まずは310機をお試し購入
ロシア=ウクライナ戦争で自爆ドローンが多用されるなか、日本の自衛隊も導入することを決めました。
近年は自衛隊でもドローン研究が進み、すでに偵察・警戒監視に使われているほか、水中型や戦闘支援向けの水上無人艇も開発しています。しかしながら、いわゆる自爆ドローンの導入は初めてになり、ウクライナで毎日戦果をあげている状況をふまえて、日本も戦場での技術進化に追いつきたい形です。
今回導入するのは敵の車両などに体当たりを行い、そのまま自爆する小型のFPVドローンですが、まずは2026年に計310機を購入します。ちなみに、「FPV」とはFirst Person View(一人称視点)の略称であり、映像経由でドローンと同じ景色を見ながら、そのまま操縦できるという意味です。
実際に調達するドローンは決まっておらず、いまのところはイスラエル、オーストラリア、スペイン製が有力視されています。その運用は陸上自衛隊が担い、主に普通科連隊に配備しながら、島嶼防衛に向けた早期戦力化を目指す方針です。
ところで、310機という数は少ないように思えますが、これはあくまで最初の調達数に過ぎず、いわば「お試し購入」といえます。まずは海外製品を通して技術を学び、将来の国産開発で目指す性能水準をつかむわけです。
経験値を獲得するための購入ですが、少数調達で知られる自衛隊にしては、いきなり300機以上も買うのは異例中の異例です。

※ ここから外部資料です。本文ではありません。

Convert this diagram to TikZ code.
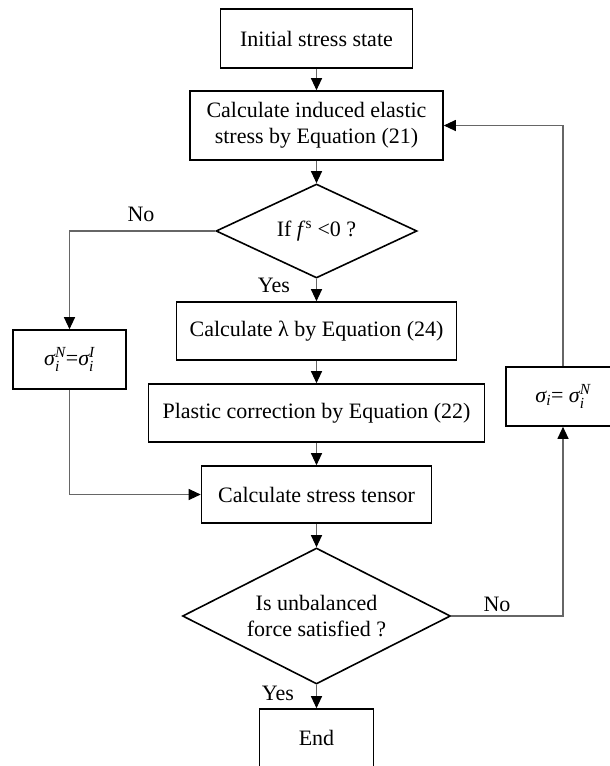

それだけ安全保障情勢が切迫しており、なるべく一括購入しながら、その操縦要員を短期養成しないといけません。もはや「ドローン=消耗品」という点を考えると、わずか310機で済むはずがなく、最終的には数千〜数万機になる可能性が高いです。
陸自では攻撃ヘリ部隊がなくなり、その分の人員・予算をドローンにふり向けます。従来の航空機と比べて、ドローンは短期間で大量にそろえられるほか、1機あたりの調達価格も安く、第1弾の310機にかかる費用は30億円ほどです。
ただし、どんな兵器であっても、それを扱える「人」がいなければ何も始まらず、まずはドローン操縦者を育成せねばなりません。操縦要員がいないにもかかわらず、最初から1,000機単位で導入しても、その大半が倉庫で眠るだけです。
離島防衛では射程・威力不足?
さて、今回導入するのは同じ対車両向けとはいえ、地上戦を繰り広げるウクライナとは違い、日本が想定しているのはあくまで島嶼戦です。
ウクライナの自爆ドローンは対戦車ミサイルに近く、その延長線にある兵器といえます。これは離島に迫る上陸部隊を狙ったり、同じ島にいる敵を攻撃するには十分でしょう。
一方、占拠された近隣の島を攻撃したり、そこにいる味方部隊を支援する場合、射程や威力が足りない恐れがあります。
離島防衛では島嶼間の相互支援が欠かせず、各守備隊が火力ネットワークを組み、補給・連絡線を確保しながら戦う仕組みです。この火力支援網に自爆ドローンも使うならば、それは対戦車ミサイルの延長線ではなく、対地・対艦ミサイル並みの性能が求められます。
つまるところ、島嶼戦では長い射程(飛行距離)と大きい爆薬搭載量が必要になり、自爆ドローンも大型化が避けられません。